=== WHAT YOU HAVE TO DO ===
In the data below, locate the line containing "Reproduce this chart" and the line containing "ax = fig.add_axes([0.204, 0.306, 0.738, 0.673])", then retype both and everything between them exactly. Pictures are not part of the copy.

=== EXTRACTED INFORMATION ===
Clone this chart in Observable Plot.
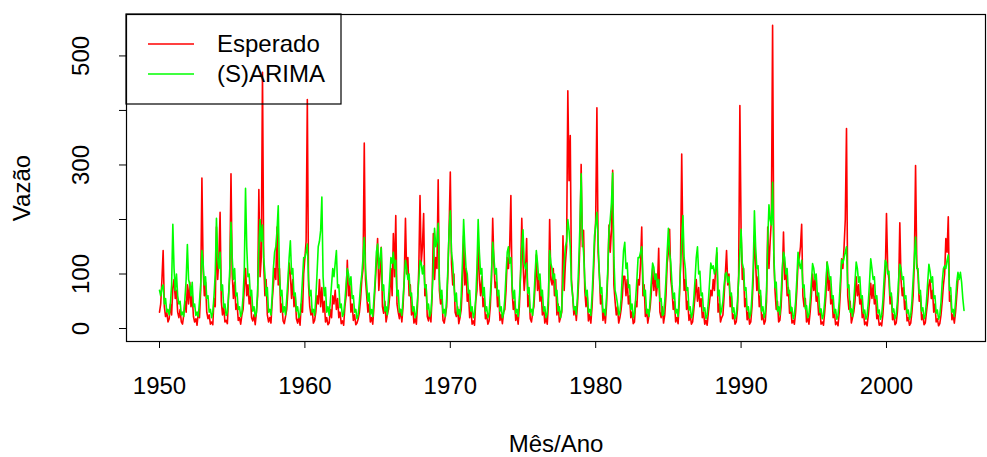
<!DOCTYPE html>
<html><head><meta charset="utf-8">
<script src="https://cdn.jsdelivr.net/npm/d3@7"></script>
<script src="https://cdn.jsdelivr.net/npm/@observablehq/plot@0.6"></script>
<style>
body{margin:0;background:#fff}
#chart{position:relative;width:987px;height:457px}
</style>
</head><body><div id="chart"></div>
<script>
// Monthly series starting January 1950
const startYear = 1950;
const esperado = [
/*1950*/ 30, 45, 90,143, 40, 22, 30, 12, 18, 45, 25, 75,
/*1951*/ 90, 55, 70, 30, 20, 35, 12,  8, 25, 50, 30, 80,
/*1952*/ 45, 85, 40, 60, 22, 12, 18,  6, 30, 20, 70,276,
/*1953*/110, 60, 85, 30, 18, 25,  8, 12,  7, 55, 40,186,
/*1954*/ 90,130,213, 50, 25, 40, 12, 15,  9, 60, 95,284,
/*1955*/100, 55, 85, 35, 45, 15, 20,  8, 25, 35, 75,110,
/*1956*/ 60, 80, 45, 60, 20, 14, 25,  7, 30, 60,255, 95,
/*1957*/130,470,120, 60, 90, 25, 12, 20, 10, 50, 80,110,
/*1958*/ 90,186, 80,110, 30, 45, 14,  9, 22, 35, 70,120,
/*1959*/100, 55, 90, 40, 60, 18, 10, 22,  6, 45, 30,100,
/*1960*/130,160,420, 80, 40, 25, 35, 10, 15, 30, 60, 45,
/*1961*/ 90, 40, 75, 30, 50, 12, 20,  7, 10, 35, 20, 60,
/*1962*/ 45, 70, 35, 55, 20, 30,  9, 14,  6, 40, 60,125,
/*1963*/ 60, 80, 30, 45, 15, 25,  7, 10, 18, 30, 55, 90,
/*1964*/110,340, 90, 60, 30, 45, 12, 20,  8, 40, 80,120,
/*1965*/165, 70,100,149, 40, 28, 50, 12, 25, 35, 60,110,
/*1966*/ 60,174, 95,207, 45, 30, 18, 35, 12, 40, 90,202,
/*1967*/100,130, 60, 80, 25, 40, 10, 18,  8, 45,110,244,
/*1968*/120,150,211, 60, 80, 22, 14, 30, 12, 60,174, 90,
/*1969*/130,110,273, 70, 45, 60, 15, 10, 25, 40,100,180,
/*1970*/287,120, 80,100, 30, 22, 40,  9, 20, 35, 80,170,
/*1971*/ 80,110, 50, 65, 20, 35,  8, 14,  6, 50, 70,165,
/*1972*/ 90, 60, 95, 40, 55, 18, 25,  8, 14, 40, 90,202,
/*1973*/120, 75, 85, 40, 60, 15, 25,  9, 30, 35, 70,130,
/*1974*/110,150,244, 70, 35, 50, 15, 25,  8, 40,100,202,
/*1975*/120, 70,100,165, 40, 60, 18, 12, 30, 40, 80,135,
/*1976*/ 70, 95, 50, 70, 25, 40, 10, 20,  8, 45,200, 90,
/*1977*/ 80,110, 60, 90, 25, 45, 12, 20, 30,170, 70,120,
/*1978*/150,436,271,354, 90, 60, 25, 40, 15, 45, 90,160,
/*1979*/301,150,180, 70, 40, 60, 14, 25, 10, 40, 90,150,
/*1980*/200,405,140,100, 45, 60, 15, 30, 10, 45,100,190,
/*1981*/140,180,290, 80, 50, 25, 40, 10, 20, 35, 60, 96,
/*1982*/ 96, 60, 90, 45, 60, 20, 30,  9, 12, 50, 40, 90,
/*1983*/ 80,120,186, 60, 80, 22, 35, 10, 25, 40, 70,110,
/*1984*/ 70,100, 60, 80,147, 30, 20, 40, 10, 25, 60,120,
/*1985*/140,182, 90, 70, 35, 50, 12, 20,  9, 50,120,320,
/*1986*/140, 70, 90, 35, 50, 15, 25,  8, 12, 35, 60, 90,
/*1987*/ 50, 75, 40, 55, 20, 30,  8, 15,  6, 30, 50, 70,
/*1988*/ 60, 90, 70,110,139, 30, 45, 12, 20, 25, 60,100,
/*1989*/143, 80,100, 40, 60, 18, 25,  8, 12, 35,100,409,
/*1990*/180, 90,110, 40, 55, 16, 30,  8, 12, 40, 90,170,
/*1991*/120, 70, 95, 40, 60, 16, 25,  8, 14, 50,186,110,
/*1992*/160,200,556,130, 70, 35, 50, 12, 15, 40, 90,177,
/*1993*/ 90,110, 60, 75, 28, 40, 10, 15,  8, 30, 70,120,
/*1994*/130,150,191, 60, 40, 55, 12, 20,  8, 30, 60,100,
/*1995*/ 70, 90, 50, 60, 25, 35,  8, 12,  6, 30, 60,122,
/*1996*/ 70, 95, 45, 60, 20, 30,  7, 12,  5, 30, 70,128,
/*1997*/110,150,200,367, 60, 35, 50, 10, 20, 30, 50, 95,
/*1998*/ 60, 80, 45, 55, 20, 30,  7, 12,  5, 25, 50, 83,
/*1999*/ 55, 80, 45, 60, 18, 25,  6, 10,  5, 25, 60,100,
/*2000*/211,110, 90, 45, 60, 16, 25,  7, 10, 30, 70,194,
/*2001*/ 90, 60, 75, 35, 50, 14, 20,  6, 10, 30, 60,120,
/*2002*/299,120,100, 50, 60, 16, 25,  7, 10, 30, 50, 80,
/*2003*/ 90, 55, 70, 30, 45, 12, 18,  5,  9, 25, 50, 80,
/*2004*/100,165,140,205, 50, 60, 16, 25, 10, 30, 60, 90
];
const sarima = [
/*1950*/ 70, 60, 75, 80, 45, 55, 30, 35, 25, 45, 80,191,
/*1951*/110, 70,100, 60, 45, 50, 25, 30, 22, 55, 90,154,
/*1952*/ 90, 80, 60, 85, 40, 45, 24, 30, 22, 50, 80,143,
/*1953*/120, 80, 95, 55, 60, 30, 35, 20, 30, 60,100,202,
/*1954*/130,110,140, 70, 80, 38, 45, 24, 30, 60,110,195,
/*1955*/130, 90,110, 60, 65, 35, 40, 22, 30, 60,110,257,
/*1956*/150, 95,100, 60, 70, 32, 40, 22, 30, 70,150,200,
/*1957*/160,190,130,100, 60, 75, 30, 35, 25, 60,110,140,
/*1958*/150,180,225,100, 60, 70, 30, 40, 25, 55, 90,130,
/*1959*/161,100,110, 60, 65, 32, 40, 20, 26, 50, 90,130,
/*1960*/130,140,155, 90, 60, 70, 30, 35, 24, 55,100,150,
/*1961*/160,180,241, 95, 60, 75, 30, 40, 24, 50, 80,110,
/*1962*/ 95,120,143, 75, 80, 38, 45, 22, 28, 50, 80,110,
/*1963*/100, 80, 95, 55, 60, 30, 35, 18, 25, 50, 80,100,
/*1964*/130,167,110, 80, 50, 65, 26, 35, 22, 55, 90,140,
/*1965*/155,110,130,148, 70, 80, 32, 40, 25, 55, 90,130,
/*1966*/120,140,110,125, 60, 70, 30, 35, 24, 55, 90,125,
/*1967*/110, 90,100, 60, 65, 32, 40, 20, 28, 55, 90,125,
/*1968*/120,100,115, 75, 80, 35, 45, 22, 30, 65,110,184,
/*1969*/150,160,193, 90, 55, 70, 28, 35, 22, 55,110,180,
/*1970*/216,140,120, 80, 50, 65, 26, 35, 22, 60,120,200,
/*1971*/150,110,100, 65, 70, 32, 40, 20, 28, 55,110,200,
/*1972*/140,100,110, 60, 75, 32, 40, 20, 28, 60,100,158,
/*1973*/130,100,110, 60, 70, 32, 40, 20, 28, 55,100,140,
/*1974*/150,120,130, 80, 55, 70, 28, 35, 22, 55,100,150,
/*1975*/181,120,110,120, 65, 75, 30, 35, 24, 55,100,143,
/*1976*/120, 90,100, 60, 70, 32, 40, 20, 28, 60,143,120,
/*1977*/110, 90,100, 60, 70, 32, 40, 20, 35, 90,120,150,
/*1978*/160,200,180,150, 80, 60, 34, 40, 26, 60,120,190,
/*1979*/284,170,140, 90, 60, 70, 30, 35, 24, 60,110,170,
/*1980*/190,213,160,100, 65, 75, 30, 35, 24, 60,110,180,
/*1981*/200,230,285,130, 70, 60, 45, 25, 30, 55,100,143,
/*1982*/158,110,120, 75, 80, 35, 45, 20, 28, 55, 90,130,
/*1983*/130,140,150, 90, 60, 70, 28, 35, 22, 55, 90,120,
/*1984*/112, 90,100, 75, 90, 50, 55, 24, 26, 50, 90,140,
/*1985*/184,140,120, 80, 55, 65, 28, 35, 22, 60,110,160,
/*1986*/207,130,110, 70, 75, 34, 40, 20, 28, 55, 90,130,
/*1987*/150,100,105, 60, 65, 32, 38, 18, 25, 50, 85,120,
/*1988*/110,115,100,110,148, 60, 70, 26, 35, 50, 80,100,
/*1989*/103, 85, 95, 60, 65, 30, 38, 18, 25, 50, 90,140,
/*1990*/182,120,110, 70, 75, 34, 40, 20, 28, 60,110,216,
/*1991*/150,110,115, 65, 70, 32, 40, 20, 30, 70,160,227,
/*1992*/200,190,268,140, 75, 85, 32, 40, 25, 60,110,140,
/*1993*/130,100,110, 65, 70, 32, 38, 18, 25, 50, 90,140,
/*1994*/120,110,125, 75, 80, 36, 42, 20, 26, 50, 85,119,
/*1995*/110, 90,100, 60, 65, 30, 36, 18, 25, 50, 85,122,
/*1996*/110, 90, 95, 55, 60, 28, 35, 17, 24, 50, 90,126,
/*1997*/120,130,140,150, 75, 80, 30, 36, 22, 50, 85,122,
/*1998*/110, 85, 95, 55, 60, 28, 34, 17, 24, 48, 85,128,
/*1999*/110, 90, 95, 55, 60, 28, 34, 17, 24, 50, 90,125,
/*2000*/120,100,105, 60, 65, 30, 36, 18, 25, 50, 90,118,
/*2001*/110, 90, 95, 55, 60, 28, 34, 17, 24, 50, 90,130,
/*2002*/168,110,110, 65, 70, 32, 38, 18, 25, 50, 85,118,
/*2003*/105, 85, 95, 55, 60, 28, 34, 17, 24, 48, 85,110,
/*2004*/115,110,125,135, 70, 75, 30, 35, 22, 50, 85,103,
/*2005*/ 90,103, 85, 55, 33
];
const xTicks = [1950, 1960, 1970, 1980, 1990, 2000];
const yTicks = [0, 100, 200, 300, 400, 500];
const yTickLabels = [0, 100, 300, 500];
const seriesNames = ["Esperado", "(S)ARIMA"];
const seriesColors = ["#FF0000", "#00FF00"];
const xLabel = "Mês/Ano";
const yLabel = "Vazão";

const toRows = (arr) => arr.map((v, i) => ({t: startYear + i / 12, v}));
const font = "'Liberation Sans', Arial, Helvetica, sans-serif";

const chart = Plot.plot({
  width: 987, height: 457,
  marginLeft: 126, marginRight: 2, marginTop: 14, marginBottom: 116,
  x: {domain: [1947.73, 2006.81]},
  y: {domain: [-23.8, 576]},
  style: {fontFamily: font, fontSize: "24px", background: "white", color: "black"},
  marks: [
    Plot.line(toRows(esperado), {x: "t", y: "v", stroke: seriesColors[0], strokeWidth: 1.6}),
    Plot.line(toRows(sarima), {x: "t", y: "v", stroke: seriesColors[1], strokeWidth: 1.6}),
    Plot.frame({stroke: "black", strokeWidth: 1.2}),
    Plot.axisX(xTicks, {tickSize: 7, tickPadding: 38, tickFormat: d => String(d), lineAnchor: "middle", fontSize: 24, label: null, stroke: "black"}),
    Plot.axisY(yTicks, {tickSize: 7, tickFormat: () => "", label: null, stroke: "black"}),
    Plot.axisY(yTickLabels, {tickSize: 0, tickPadding: 45, tickRotate: -90, textAnchor: "middle", lineAnchor: "middle", fontSize: 24, label: null}),
    Plot.text([xLabel], {frameAnchor: "bottom", dy: 103, textAnchor: "middle", lineAnchor: "middle", fontSize: 24}),
    Plot.text([yLabel], {frameAnchor: "left", dx: -104, dy: 10, rotate: -90, textAnchor: "middle", lineAnchor: "middle", fontSize: 24})
  ]
});
document.getElementById("chart").appendChild(chart);

// Legend (top-left, R style)
const svg = d3.select(chart);
const lg = svg.append("g").attr("font-family", font).attr("font-size", 24).attr("text-anchor", "start");
lg.append("rect").attr("x", 126).attr("y", 14).attr("width", 215).attr("height", 90)
  .attr("fill", "none").attr("stroke", "black").attr("stroke-width", 1.2);
seriesNames.forEach((name, i) => {
  const y = 44 + i * 30;
  lg.append("line").attr("x1", 148).attr("x2", 194).attr("y1", y).attr("y2", y)
    .attr("stroke", seriesColors[i]).attr("stroke-width", 1.6);
  lg.append("text").attr("x", 217).attr("y", y).attr("dy", "0.35em")
    .attr("text-anchor", "start").text(name);
});
</script>
</body></html>
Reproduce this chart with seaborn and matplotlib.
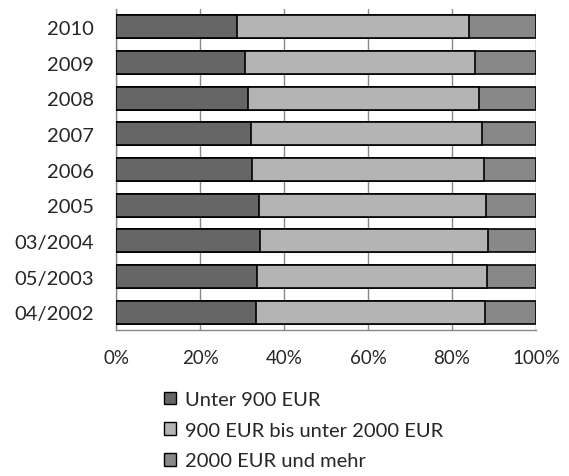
import pandas as pd
import matplotlib
matplotlib.use("Agg")
import matplotlib.pyplot as plt
import seaborn as sns
from matplotlib.patches import Patch

# Werte (Anteile in %)
jahre = ["2010", "2009", "2008", "2007", "2006", "2005", "03/2004", "05/2003", "04/2002"]
unter_900 = [28.9, 30.7, 31.3, 32.2, 32.4, 34.1, 34.2, 33.6, 33.3]
mitte = [55.2, 54.7, 55.1, 54.9, 55.3, 54.0, 54.3, 54.7, 54.6]
ueber_2000 = [15.9, 14.6, 13.6, 12.9, 12.3, 11.9, 11.5, 11.7, 12.1]
serien = ["Unter 900 EUR", "900 EUR bis unter 2000 EUR", "2000 EUR und mehr"]
farben = ["#666666", "#b4b4b4", "#888888"]

df = pd.DataFrame({"Jahr": jahre, "a": unter_900, "b": mitte, "c": ueber_2000})
df["cum1"] = df["a"]
df["cum2"] = df["a"] + df["b"]
df["cum3"] = df["a"] + df["b"] + df["c"]

sns.set_style("white")
plt.rcParams["font.family"] = ["Lato", "DejaVu Sans"]

fig = plt.figure(figsize=(5.69, 4.77), dpi=100)
ax = fig.add_axes([0.204, 0.306, 0.738, 0.673])

# gestapelt: zuerst Summe, dann Teilsummen darüber
for col, farbe in zip(["cum3", "cum2", "cum1"], farben[::-1]):
    sns.barplot(data=df, x=col, y="Jahr", order=jahre, orient="h", color=farbe,
                width=0.64, edgecolor="black", linewidth=1.2, saturation=1,
                ax=ax, zorder=3)

ax.set_xlim(0, 100)
ax.set_xticks([0, 20, 40, 60, 80, 100])
ax.set_xticklabels(["0%", "20%", "40%", "60%", "80%", "100%"])
ax.set_xlabel("")
ax.set_ylabel("")
ax.grid(axis="x", color="#888888", linewidth=1.0, zorder=0)
ax.set_axisbelow(True)
ax.tick_params(axis="x", length=0, pad=14, labelsize=13.5)
ax.tick_params(axis="y", length=0, pad=16, labelsize=14.5)
for s in ["top", "right"]:
    ax.spines[s].set_visible(False)
for s in ["left", "bottom"]:
    ax.spines[s].set_color("#888888")
    ax.spines[s].set_linewidth(1.0)

handles = [Patch(facecolor=f, edgecolor="black", linewidth=1.0) for f in farben]
fig.legend(handles, serien, loc="upper left", bbox_to_anchor=(0.288, 0.178),
           frameon=False, fontsize=14.5, handlelength=0.6, handleheight=0.6,
           handletextpad=0.45, labelspacing=0.68, borderpad=0, borderaxespad=0)

fig.savefig("out.png", dpi=100)
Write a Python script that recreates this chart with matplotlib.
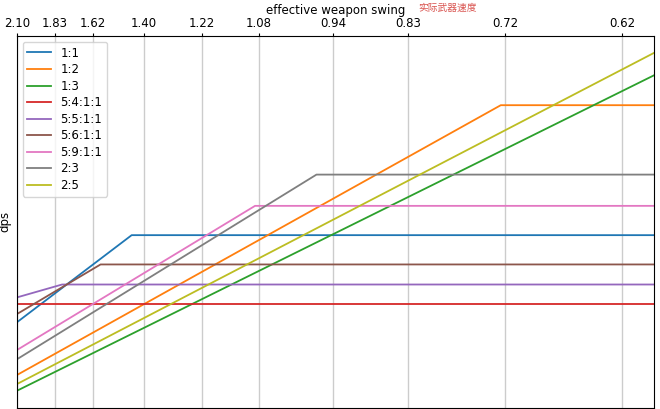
import numpy as np
import matplotlib.pyplot as plt

# swing speed multiplier (x) and the swing time shown on the top axis
tick_mult = [1.0, 1.15, 1.3, 1.5, 1.725, 1.95, 2.2425, 2.535, 2.915, 3.375]
tick_labels = ["2.10", "1.83", "1.62", "1.40", "1.22", "1.08", "0.94", "0.83", "0.72", "0.62"]

# each series: vertices (x, dps)
names = ["1:1", "1:2", "1:3", "5:4:1:1", "5:5:1:1", "5:6:1:1", "5:9:1:1", "2:3", "2:5"]
xs = [
    [1.0, 1.451, 3.5],
    [1.0, 2.899, 3.5],
    [1.0, 3.5],
    [1.0, 3.5],
    [1.0, 1.178, 3.5],
    [1.0, 1.329, 3.5],
    [1.0, 1.935, 3.5],
    [1.0, 2.176, 3.5],
    [1.0, 3.5],
]
ys = [
    [100.0, 144.4, 144.4],
    [73.2, 210.5, 210.5],
    [65.2, 225.7],
    [109.2, 109.2],
    [112.7, 119.3, 119.3],
    [104.2, 129.5, 129.5],
    [85.9, 159.3, 159.3],
    [81.2, 175.2, 175.2],
    [68.6, 237.1],
]

fig = plt.figure(figsize=(6.6, 4.09), dpi=100)
ax = fig.add_axes([0.0253, 0.003, 0.9656, 0.909])

for name, x, y in zip(names, xs, ys):
    ax.plot(x, y, lw=1.3, label=name)

ax.set_xlim(1.0, 3.5)
ax.xaxis.tick_top()
ax.xaxis.set_label_position('top')
ax.set_xticks(tick_mult)
ax.set_xticklabels(tick_labels, fontsize=8.5)
ax.tick_params(axis='x', length=2.5, pad=2)
ax.set_xlabel("effective weapon swing", fontsize=8.5, labelpad=2)
ax.grid(axis='x', color='#cccccc', lw=1)
ax.set_yticks([])
ax.set_ylabel("dps", fontsize=8.5)
ax.yaxis.set_label_coords(-0.008, 0.5)

fig.text(0.678, 0.98, "实际武器速度", color='#d9534f', fontsize=7,
         family=['Noto Sans CJK SC', 'DejaVu Sans'], ha='center', va='center')

ax.legend(loc='upper left', fontsize=8.5, labelspacing=0.3)

fig.savefig("out.png", dpi=100)
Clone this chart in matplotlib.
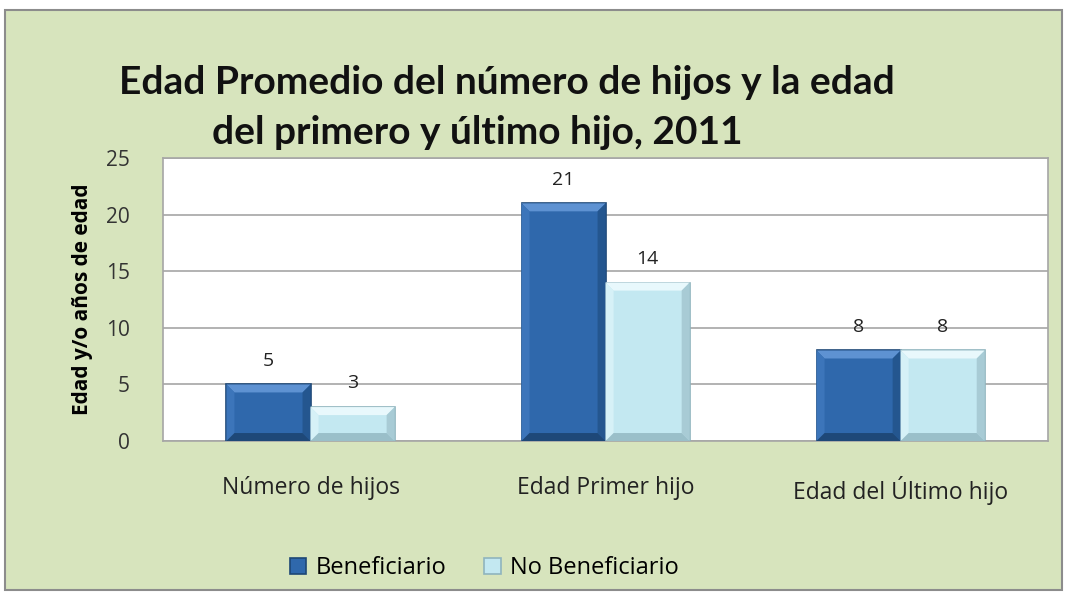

=== RESULT OF THE TASK ===
Reproduce this chart with seaborn and matplotlib.
import pandas as pd
import matplotlib
matplotlib.use("Agg")
import matplotlib.pyplot as plt
import seaborn as sns
from matplotlib.patches import Patch

# Werte (Anteile in %)
jahre = ["2010", "2009", "2008", "2007", "2006", "2005", "03/2004", "05/2003", "04/2002"]
unter_900 = [28.9, 30.7, 31.3, 32.2, 32.4, 34.1, 34.2, 33.6, 33.3]
mitte = [55.2, 54.7, 55.1, 54.9, 55.3, 54.0, 54.3, 54.7, 54.6]
ueber_2000 = [15.9, 14.6, 13.6, 12.9, 12.3, 11.9, 11.5, 11.7, 12.1]
serien = ["Unter 900 EUR", "900 EUR bis unter 2000 EUR", "2000 EUR und mehr"]
farben = ["#666666", "#b4b4b4", "#888888"]

df = pd.DataFrame({"Jahr": jahre, "a": unter_900, "b": mitte, "c": ueber_2000})
df["cum1"] = df["a"]
df["cum2"] = df["a"] + df["b"]
df["cum3"] = df["a"] + df["b"] + df["c"]

sns.set_style("white")
plt.rcParams["font.family"] = ["Lato", "DejaVu Sans"]

fig = plt.figure(figsize=(5.69, 4.77), dpi=100)
ax = fig.add_axes([0.204, 0.306, 0.738, 0.673])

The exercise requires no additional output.